La presa in carico di questo tipo di pazienti richiede una lettura globale che tenga conto, nello stesso momento, degli aspetti organici, metabolico-nutrizionali, endocrini e di quelli più specificatamente intrapsichici-relazionali, in particolare c'è da considerare che la giovane età delle pazienti fa si che siano concretamente dipendenti dai genitori e dalla famiglia e non si può pertanto non tenere conto, nell'intervento diagnostico e terapeutico, anche dei movimenti emotivi e comportamentali della famiglia.


Si sottolinea quindi come un approccio che non tenga conto della genesi psicologica di questa malattia sia destinato ad un fallimento terapeutico. L'integrazione di più specialisti nella presa in carico e gestione di queste pazienti rimane la forma di intervento d'elezione Un errato intervento medico, per esempio l'alimentazione forzata, può precludere le possibilità terapeutiche di tipo psicologico o esitare in un temporaneo abbandono del sintomo: spesso si verifica una ripresa dell'alimentazione con un recupero del peso seguita dalla comparsa di altri sintomi psichiatrici. La patologia anoressica impegna in un intervento d'urgenza nella fase critica che deve essere diretto in più direzioni ed innanzitutto è necessario spostare l'attenzione sia della paziente che della famiglia dal cibo al processo di pensiero che provoca una simile condotta. Quindi l'intervento non deve essere incentrato sull'alimentazione, ma deve spostare l'interesse sulla problematica psicologica e relazionale di cui è semplice espressione, rispettando il desiderio della paziente a non alimentarsi; tale desiderio va letto come la "guerra d'indipendenza" che la paziente anoressica attua per avere uno spazio decisionale proprio, differenziato da quello familiare a cui si è adeguata in passato.


L'intervento diagnostico di tipo medico si rende necessario per accertare il danno biologico ed eventualmente correggerlo, anche per il successivo intervento psicologico. Infatti può offrire i dati obiettivi per dimostrare alla paziente il grado di deterioramento fisico da utilizzare per il successivo intervento psicologico:
nelle anoressiche la constatazione del dimagramento eccita una sensazione di onnipotenza e di dominio sul proprio corpo e sulla propria fame; e se non si smantella questa sensazione di onnipotenza è poi difficile motivarle ad accettare un programma terapeutico.

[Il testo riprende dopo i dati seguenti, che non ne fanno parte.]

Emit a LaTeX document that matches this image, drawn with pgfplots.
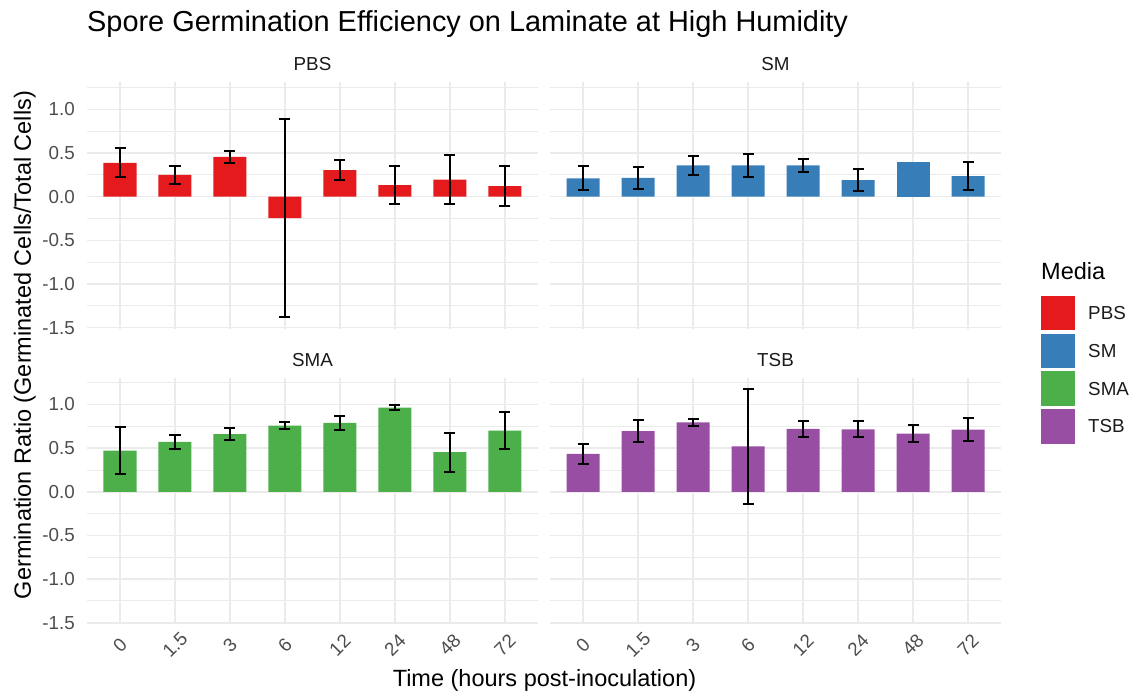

* Servizio Psichiatria e Psicoterapia - I.R.C.C.S.
Ospedale Bambino Gesù - Roma

BIBLIOGRAFIA
Bruch H., Patologia del comportamento alimentare, Feltrinelli, Milano 1977.
Brusset B., L'anoressia mentale del bambino e dell'adolescente, Borla, Roma 1979.
Kestemberg E., Kestemberg J., Decobert S., La fame del corpo, Astrolabio, Roma 1972.
Montecchi F., Problemi psichiatrici in psichiatria, Borla, Roma 1991.
Montecchi F., Anoressia mentale dell'adolescenza - Rilevamento e trattamento medico-psicologico integrato, F. Angeli, Milano 1994.